New York, June 8, 2023–Pakistan authorities must cease harassing journalists Ahmad Noorani and Shahid Aslam and allow them to work without interference, the Committee to Protect Journalists said Thursday.
In late May, Pakistan’s Federal Investigation Agency (FIA) issued an investigative report, which CPJ reviewed, accusing the journalists of involvement in illegally accessing the tax records of former Pakistan army chief Qamar Javed Bajwa and his family alongside three officials with the country’s Federal Board of Revenue (FBR).
The FIA’s Anti-Corruption Circle opened an investigation into those board officials on December 15, according to a first information report reviewed by CPJ. The investigation followed a November 2022 article on Bajwa and his family’s assets published on the independent news website Fact Focus by Noorani, who contributes to the outlet from exile in the U.S. The Pakistan government subsequently blocked domestic access to Fact Focus for around 24 hours, Noorani told CPJ by phone.
The investigative report, known as a challan, declared Noorani a “proclaimed offender” in the case and stated that “legal efforts are being made for his arrest.” If Noorani does not surrender to the agency, the FIA may initiate a legal process to confiscate his properties and assets, the journalist said, adding that authorities did not send a court summons or arrest warrant to his address in Pakistan, which is listed in the challan.
The same challan accused Aslam, a freelance journalist and former correspondent for the privately owned broadcaster BOL News, of offering a bribe to FBR officials to obtain the tax data. Aslam, who has critically reported on the FIA, told CPJ by phone that he denied all allegations against him and was not involved in the Fact Focus article. Aslam told CPJ that he has been summoned to appear in court on July 19, when the bench will determine the nature of the charges against him and the three FBR officials.
In January 2023, the FIA arrested Aslam and seized his mobile phone and laptop, accusing him of involvement in the leak. The phone and laptop remain in the agency’s custody for forensic analysis, according to the challan and Aslam.
“Pakistani authorities targeting exiled journalist Ahmad Noorani following his reporting on the tax records of Pakistan’s former army chief and his family is a clear intimidation and threat to press freedom,” said Beh Lih Yi, CPJ’s Asia program coordinator. “Authorities must drop any investigation into Noorani and journalist Shahid Aslam, and immediately return the electronic devices seized during Aslam’s arrest.”
Noorani, who previously worked as a senior reporter for the privately owned Pakistani newspaper The News International and critically covered the country’s military and intelligence agencies, survived a near-fatal attack in October 2017 in Islamabad, Pakistan’s capital.
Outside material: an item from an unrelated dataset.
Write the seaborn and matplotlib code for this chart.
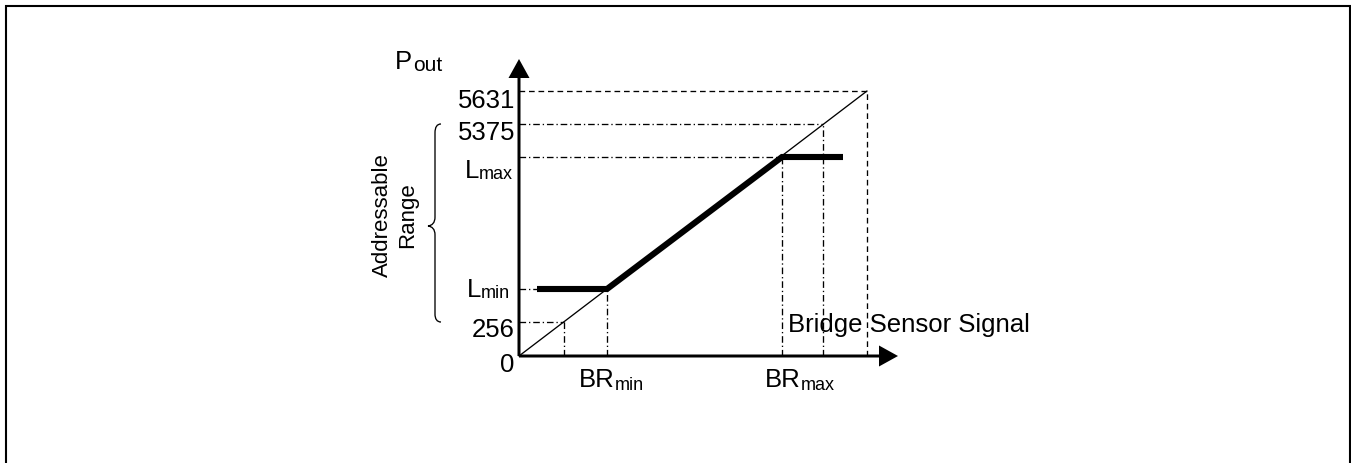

Authorities have failed to hold those behind the attack accountable and did not conduct geo-fencing—the identification of active mobile numbers in a specific area and a common practice used during investigations in Pakistan—to identify the perpetrators, Noorani told CPJ.
In 2020, while working from exile, Noorani received death threats in retaliation for his critical reporting on another retired army general.
CPJ’s calls and messages to FIA Director-General Mohsin Butt and Islamabad Police Inspector-General Akbar Nasir Khan received no replies. CPJ was unable to identify contact information for Bajwa.
Following the publication of this article, Sarfraz Hussain, press counselor for Pakistan’s U.S. Embassy, emailed CPJ a response credited to Ambreen Jan, executive director-general of the Ministry of Information and Broadcasting’s external publicity wing.
The message said that the leak of Bajwa’s family members’ tax records was “[i]llegal and unwarranted,” a “violation of the complete confidentiality of tax information under the law,” and that the FIA’s investigation should not be considered an attack on press freedom.The response added that FIA’s actions, including Aslam’s arrest and the seizure of his electronic devices, “were in accordance with legal procedures and based on solid evidence.”
Jan’s response accused Aslam of providing tax information to Noorani and said Aslam had “mala fide intentions” by allegedly bribing an FBR official. Aslam told CPJ that he rejected those allegations.
The office also disputed Noorani’s allegations that authorities had not sent a court summons or arrest warrant to his Pakistan address.
Pakistan’s Protection of Journalists and Media Professionals Bill, 2021, includes provisions that protect journalists’ right to privacy and the confidentiality of their sources.
On June 10, the Human Rights Commission of Pakistan nongovernmental organization posted a statement to Twitter stating that the declaration of Noorani as a proclaimed offender in the case was “disproportionate” and urged the Islamabad High Court to take notice of the case and grant relief to the journalist.
[Editors’ note: This article has been updated to include Jan’s response to CPJ.]